Ideally I like to check in and see how they’re communicating. People can get very comfortable and their life takes over and they forget about that 15 minutes. I have a son, but when we wake up in the morning I hang out with him and turn on his cartoons and go through that process and that’s part of bonding with my son so later on he’ll have a certain trust and expectation from me. Animals have to have that [too]. They have to trust and expect you’ll play with them so they’re not sitting around bored and become destructive and get in trouble because they’re not given the proper outlet.

Some of these dogs were just meeting you for the first time on this show, and you brought with you a camera crew. How did that affect the process?

We just set up stationary cameras. It was definitely something a lot of the dogs had to get used to, but we tried to be like a fly on the wall, so we didn’t get too close. I did a lot of managing of the camera crew to give them proper directions and tell them things that would create security with the dog.

In the last episode, you train rescue dogs so they are ready to be adopted. How common is that for you?

I do work with several rescues that refer me business — I work with the Humane Society and animal control and I get referrals from a lot of different areas. I’m open to as many relationships with rescues as I can get, but a lot of times people are in it with the right heart but they’re not going about it the right away. Even in [that] episode, I had to go in and say, “OK you’re hoarding a lot of dogs here and that’s creating more problems. Even though you’re trying to do a good thing, it’s creating more stress for the dogs.” So you have to get the knowledge of handling properly.

Do you think every rescue needs a trainer in order to best set these dogs up for forever homes?

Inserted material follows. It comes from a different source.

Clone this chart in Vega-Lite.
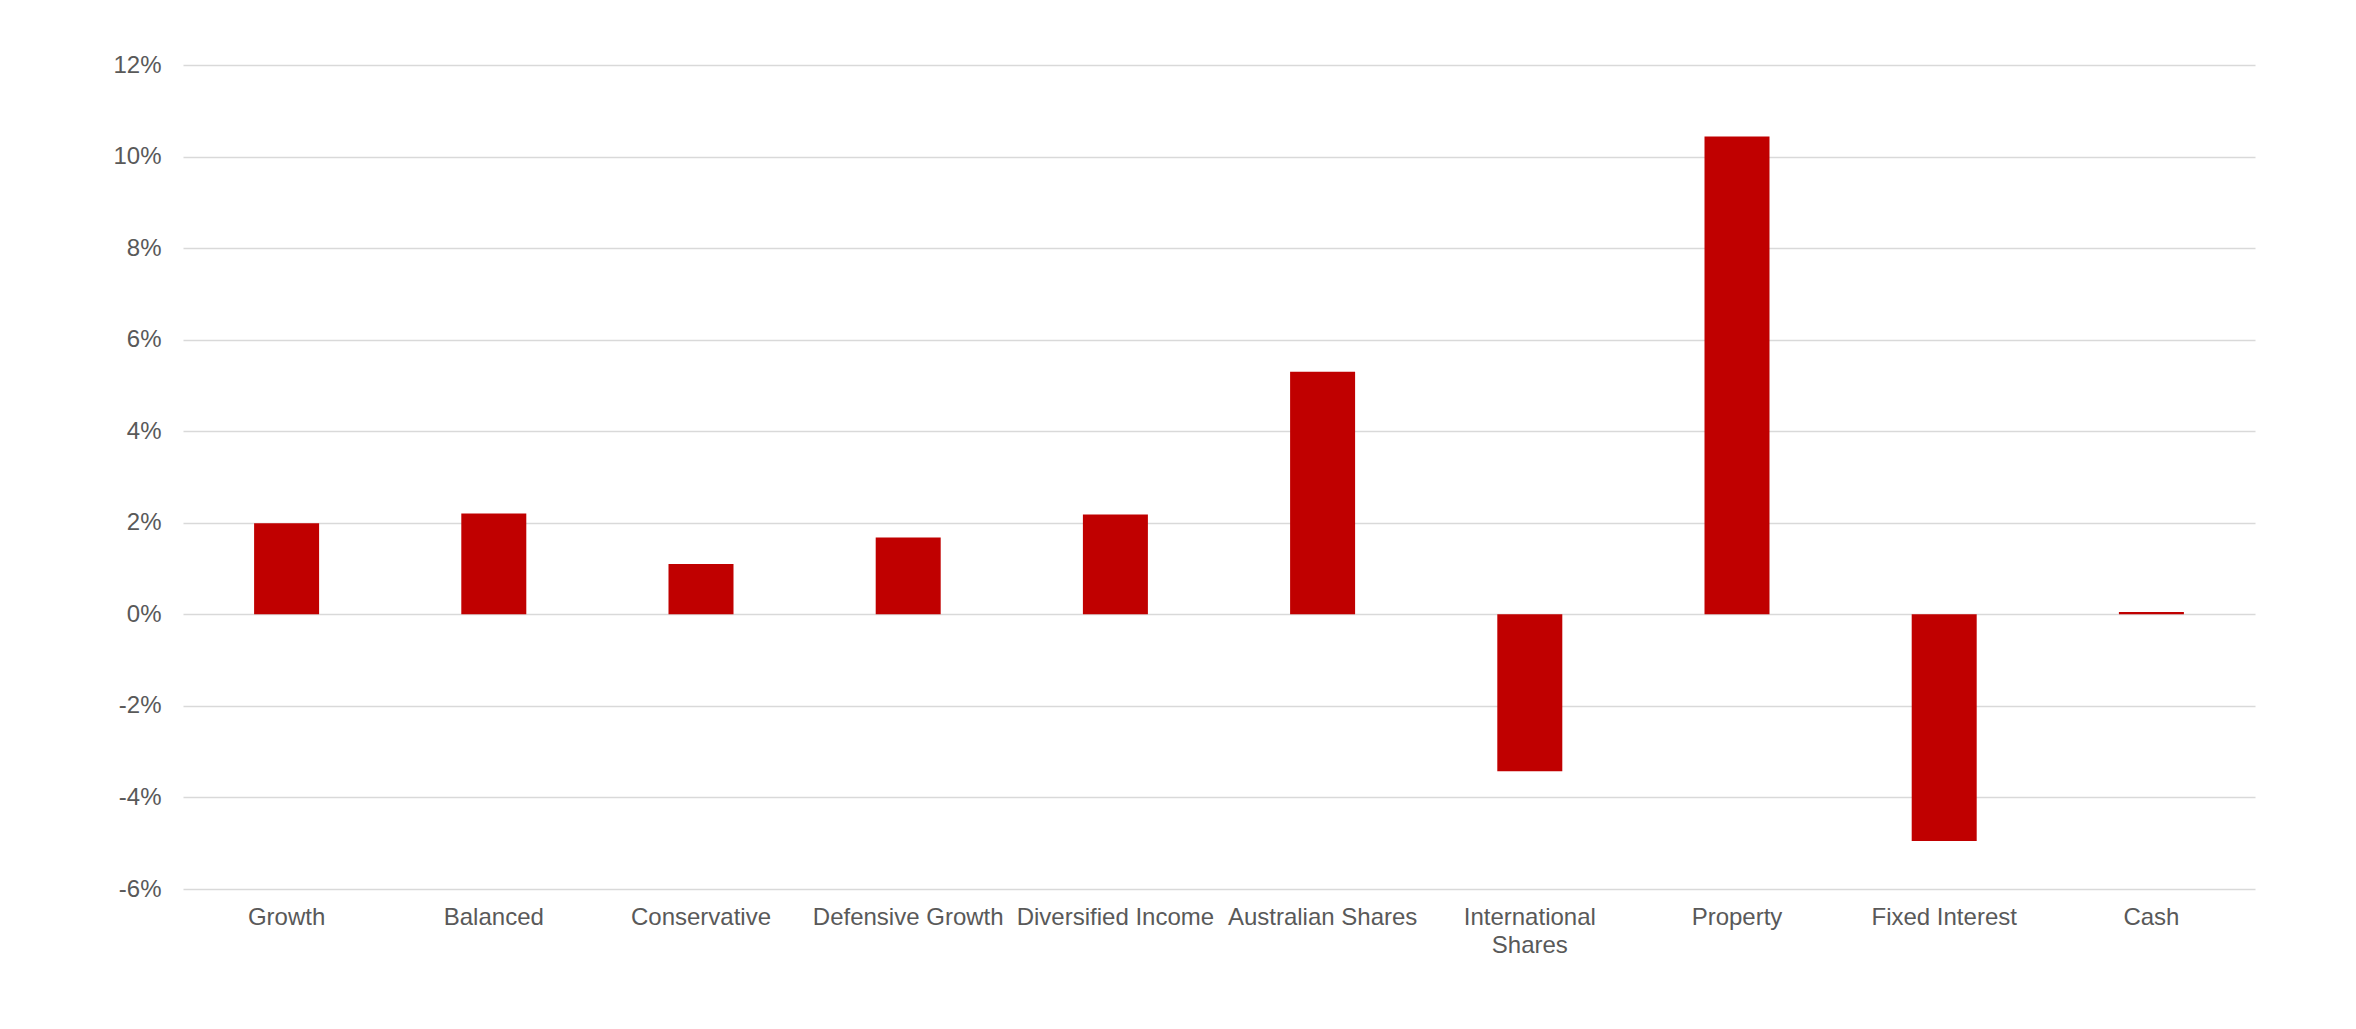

With rescues, I think we just need more education. There needs to be some person on staff who’s into dog behavior — who has experience or certification or hours, some track record. They need to understand the whole concept of temperament and understand how to communicate — reading a dog’s body language and expression — understanding what kind of a life he was introduced to and what kind of a life he should have been introduced to. The only way we’re going to change the rate of euthanasia is by education.

“Canine Intervention” is streaming now on Netflix.